Exactly as written, write out the lines below from the first to the one containing "import * as d3 from 'd3'", inclusive. Pictures do not belong in the copy.

———

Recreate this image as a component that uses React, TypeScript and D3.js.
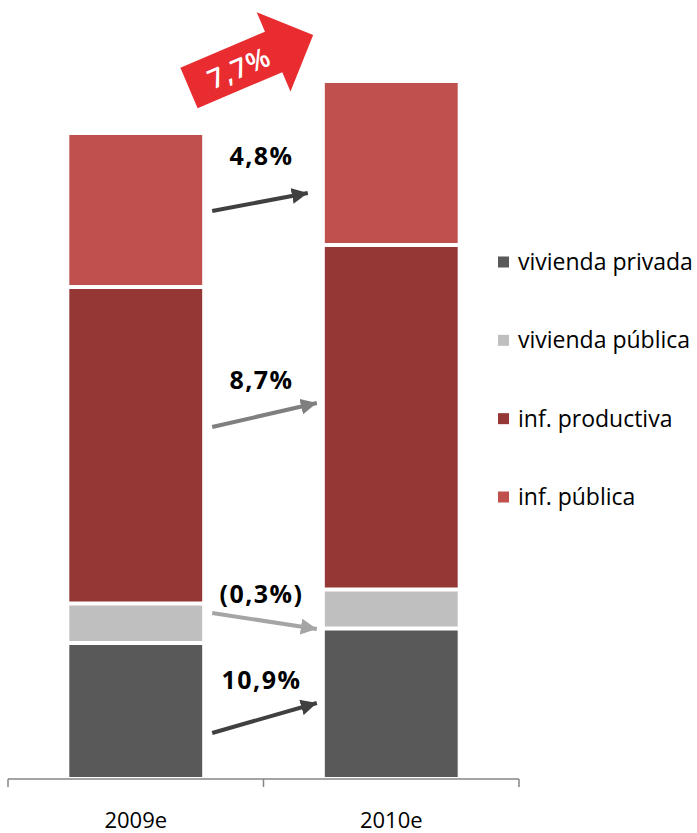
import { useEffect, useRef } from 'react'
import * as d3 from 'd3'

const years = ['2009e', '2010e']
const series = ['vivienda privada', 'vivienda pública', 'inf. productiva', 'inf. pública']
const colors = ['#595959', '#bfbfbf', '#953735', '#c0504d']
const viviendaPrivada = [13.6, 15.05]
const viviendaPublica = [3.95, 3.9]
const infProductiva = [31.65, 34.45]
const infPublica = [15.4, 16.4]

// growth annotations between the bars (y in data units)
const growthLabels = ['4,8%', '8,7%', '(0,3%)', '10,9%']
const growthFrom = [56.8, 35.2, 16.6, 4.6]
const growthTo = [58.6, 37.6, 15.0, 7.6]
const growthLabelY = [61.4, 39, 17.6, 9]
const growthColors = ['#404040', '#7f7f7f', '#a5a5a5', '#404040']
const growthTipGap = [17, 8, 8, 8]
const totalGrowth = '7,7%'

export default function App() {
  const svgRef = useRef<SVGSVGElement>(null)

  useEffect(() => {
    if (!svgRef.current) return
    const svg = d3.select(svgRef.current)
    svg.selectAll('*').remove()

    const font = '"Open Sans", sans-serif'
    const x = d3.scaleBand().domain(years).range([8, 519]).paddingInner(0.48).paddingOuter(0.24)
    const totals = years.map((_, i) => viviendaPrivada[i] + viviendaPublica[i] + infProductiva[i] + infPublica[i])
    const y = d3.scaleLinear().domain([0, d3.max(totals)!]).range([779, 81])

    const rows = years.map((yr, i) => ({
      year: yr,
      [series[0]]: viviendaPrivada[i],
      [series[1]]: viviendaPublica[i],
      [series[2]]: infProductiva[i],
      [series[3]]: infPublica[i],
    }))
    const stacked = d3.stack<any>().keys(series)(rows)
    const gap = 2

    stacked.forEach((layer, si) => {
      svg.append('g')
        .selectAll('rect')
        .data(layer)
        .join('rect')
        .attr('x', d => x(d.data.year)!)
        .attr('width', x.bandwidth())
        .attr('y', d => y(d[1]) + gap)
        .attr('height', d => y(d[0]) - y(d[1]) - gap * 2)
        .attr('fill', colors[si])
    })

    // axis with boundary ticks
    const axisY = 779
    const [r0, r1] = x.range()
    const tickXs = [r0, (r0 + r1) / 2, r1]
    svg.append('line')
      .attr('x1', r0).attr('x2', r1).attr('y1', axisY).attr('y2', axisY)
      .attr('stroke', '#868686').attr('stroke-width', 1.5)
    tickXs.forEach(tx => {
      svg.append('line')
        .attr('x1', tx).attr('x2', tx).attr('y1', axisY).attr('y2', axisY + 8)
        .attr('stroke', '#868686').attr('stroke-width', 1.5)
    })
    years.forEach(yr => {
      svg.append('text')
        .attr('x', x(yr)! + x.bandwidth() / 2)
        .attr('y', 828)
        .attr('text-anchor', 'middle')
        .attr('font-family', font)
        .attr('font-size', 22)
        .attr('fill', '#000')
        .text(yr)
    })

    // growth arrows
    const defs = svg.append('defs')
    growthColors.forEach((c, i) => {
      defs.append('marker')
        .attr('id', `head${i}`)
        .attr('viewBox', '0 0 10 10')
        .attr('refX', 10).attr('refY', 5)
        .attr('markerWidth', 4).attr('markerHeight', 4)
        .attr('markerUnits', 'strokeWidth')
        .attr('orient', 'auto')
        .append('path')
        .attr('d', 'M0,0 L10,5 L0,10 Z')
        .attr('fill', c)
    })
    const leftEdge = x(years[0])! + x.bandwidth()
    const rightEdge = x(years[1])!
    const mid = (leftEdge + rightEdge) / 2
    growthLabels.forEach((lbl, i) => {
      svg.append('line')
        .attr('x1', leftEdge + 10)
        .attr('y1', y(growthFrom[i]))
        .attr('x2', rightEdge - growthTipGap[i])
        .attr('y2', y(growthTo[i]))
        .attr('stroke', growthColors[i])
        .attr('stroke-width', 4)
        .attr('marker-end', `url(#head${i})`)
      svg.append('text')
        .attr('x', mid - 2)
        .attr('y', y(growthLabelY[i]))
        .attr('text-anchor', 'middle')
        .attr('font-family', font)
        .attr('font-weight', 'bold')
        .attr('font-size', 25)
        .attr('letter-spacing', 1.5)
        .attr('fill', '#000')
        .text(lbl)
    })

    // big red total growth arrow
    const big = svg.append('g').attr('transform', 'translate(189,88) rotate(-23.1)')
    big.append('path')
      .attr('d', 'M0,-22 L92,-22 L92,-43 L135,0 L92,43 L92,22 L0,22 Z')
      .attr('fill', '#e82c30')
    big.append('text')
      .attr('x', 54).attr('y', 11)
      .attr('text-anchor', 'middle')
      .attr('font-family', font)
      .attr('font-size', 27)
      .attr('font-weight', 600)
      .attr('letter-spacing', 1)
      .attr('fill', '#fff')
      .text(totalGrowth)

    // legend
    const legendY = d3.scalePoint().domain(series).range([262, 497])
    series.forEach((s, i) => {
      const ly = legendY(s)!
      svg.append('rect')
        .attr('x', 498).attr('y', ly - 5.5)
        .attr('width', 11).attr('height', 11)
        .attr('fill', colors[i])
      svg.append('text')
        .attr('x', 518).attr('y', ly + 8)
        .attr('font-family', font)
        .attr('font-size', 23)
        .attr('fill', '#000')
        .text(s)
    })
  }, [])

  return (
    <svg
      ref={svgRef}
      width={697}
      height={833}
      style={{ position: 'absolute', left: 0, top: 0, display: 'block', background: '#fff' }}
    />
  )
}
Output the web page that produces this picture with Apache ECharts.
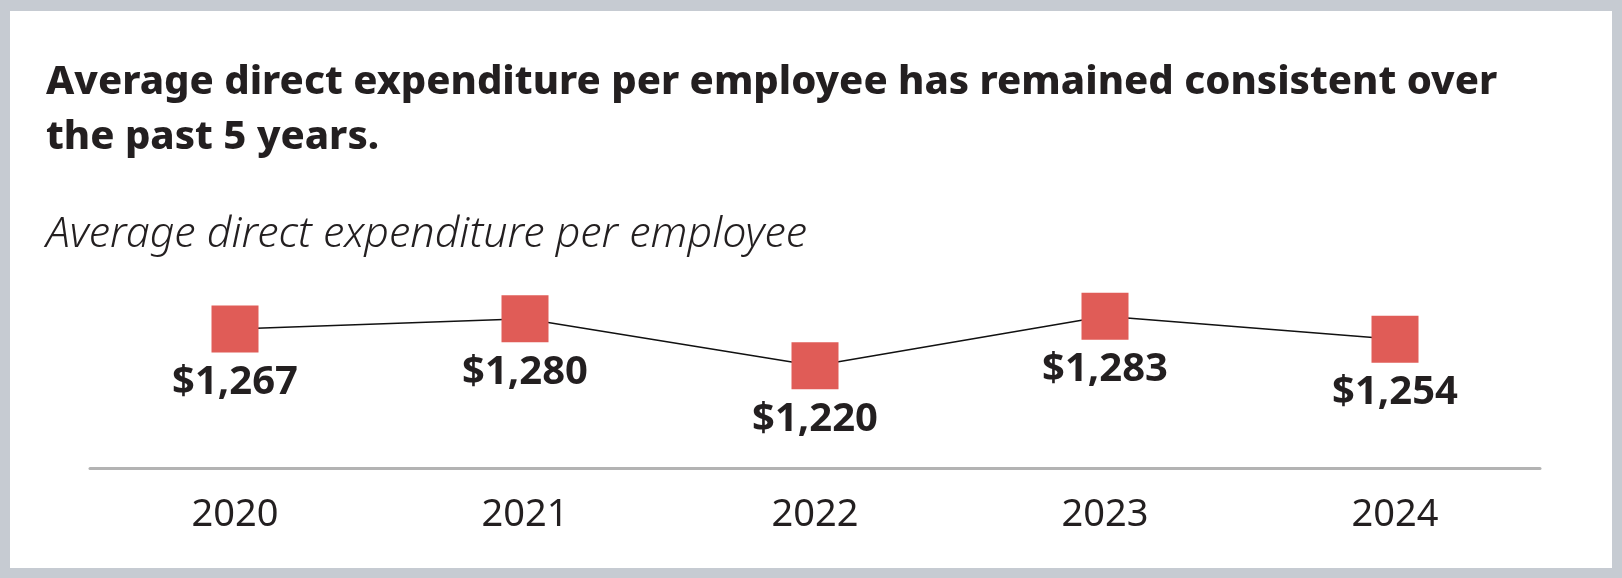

———

### WRITTEN ANSWER
Recreate this image as a component that uses React, TypeScript and D3.js.
import { useEffect, useRef } from 'react'
import * as d3 from 'd3'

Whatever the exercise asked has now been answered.